Can we stimulate circular innovation?
It helps if the (national and local) government sets an ambitious goal that fits with the local dynamics (energy neutral areas, zero emission inner city centers, circular or bio based plastic valley, zero waste factories). At local level it is important to give a platform to frontrunners to inspire others. You can help circular start-up to grow and get a market by circular public procurement (20% of EU DGP!). The local government can be the facilitator that bring actors together for example in industrial areas where waste for one can be a resource to another.
Give room for experimentation and create additional dynamics by letting start-up temporarily use empty buildings. A bottom-up movement with a local hero can be very powerful. Essential is that we include circular thinking in educations: our kids are the consumers and the leaders of tomorrow!

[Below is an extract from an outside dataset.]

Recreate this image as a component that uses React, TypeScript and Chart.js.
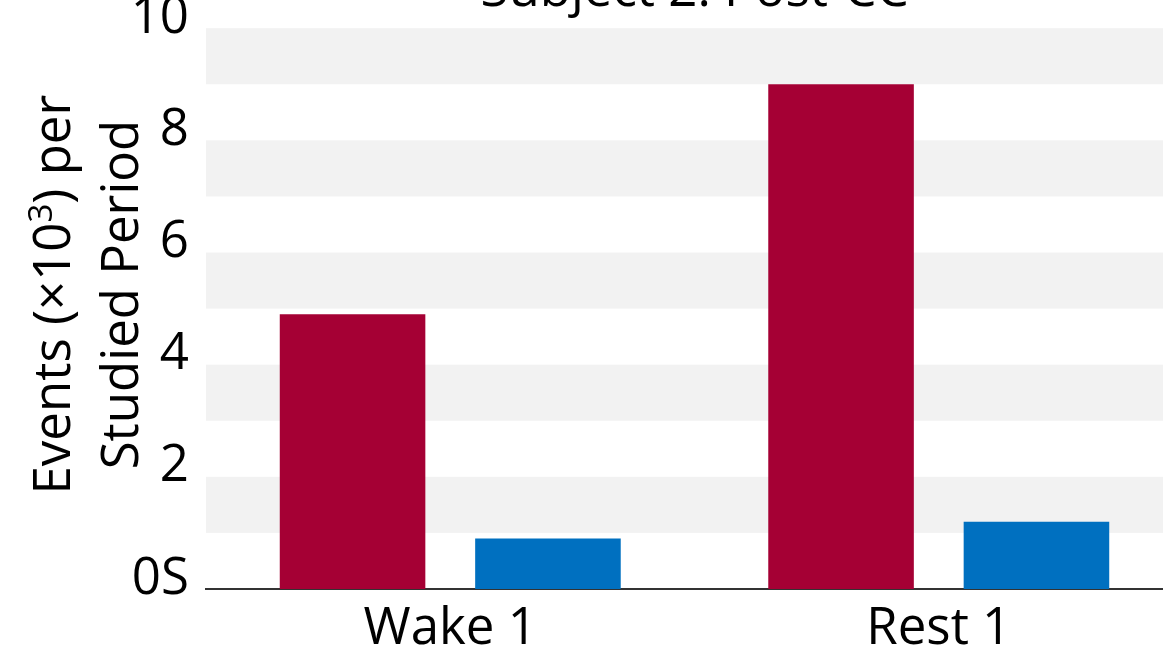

I do think the Dutch and Slovak people can help each other to give Circular Economy momentum and create business opportunities in the wider region. We are both small countries. Maybe we will not create the biggest Industry in the market but can strive to be the most circular and the most impactful for our future generations.
Innovation is great but to be impactful we need to accelerate and scale-up.
We would love to investigate if we can set up a circular hotspot in Slovakia as well. Just “Circular Change” in Slovenia is impacting its region a Slovak Hotspot could be a circular cornerstone in central Europe accelerating business and sharing circular knowledge and innovation. It would require a transition agenda with concrete goals and action, for the automotive sector but also for other priority value chains or for cities and regions with local dynamics. It might also include a social, knowledge and investment agendas and it could lead to interventions like fostering legislation and regulations, intelligent market incentives, financing, knowledge and innovation, international cooperation – and, crucially, behavioral change.